Stock prices don’t go up in a straight line, something investors sitting on massive 2019 gains are likely to be reminded of soon amid the ratcheting up of geopolitical tensions globally.
“It’s possible [we get a 15% correction in the first quarter],” veteran market strategist Jack Ablin of Cresset Capital said on Yahoo Finance’s The First Trade. “We have a lot of geopolitical uncertainties, that could be the catalyst. Essentially we have got everything in place — strong liquidity, strong momentum but valuations are high.”
You best believe those stock valuations are high, if not excessive and undeserving in light of what looks to be at best 2% U.S. GDP growth this year (among other concerns).
For instance, the “Warren Buffett Indicator” — which measures the total market cap of U.S. stocks versus U.S. GDP is at a record high of 153%. Before the Great Recession hit right around 2007 (and before stocks crashed...), this closely watched ratio reached a high of 137%. And before the dot com crash in 1999, the ratio peaked at 146%.

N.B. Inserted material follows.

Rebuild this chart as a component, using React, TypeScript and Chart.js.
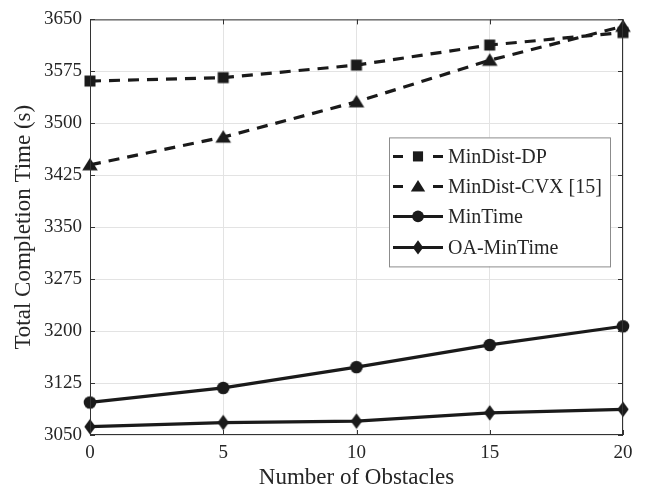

In other words, stocks may have gotten out in front of their skis in what could be a slow growth backdrop in 2019. Hence, stock prices could be poised to take a breather — if not a large breather.
Meantime, Jim Paulsen over at The Leuthold Group notes the Schiller CAPE price-to-earnings ratio of 30.5 times is currently near the top end of historical bull markets. “This is a very high P/E ratio, which raises legitimate doubts about how much longer this bull market can persist and how much higher the stock market can rise,” Paulsen says.
Concerns on the 2019 market rally extending deep into the first quarter are growing. The readjustment in stock prices could be around the bend, one just has to show a bit more respect to current valuations.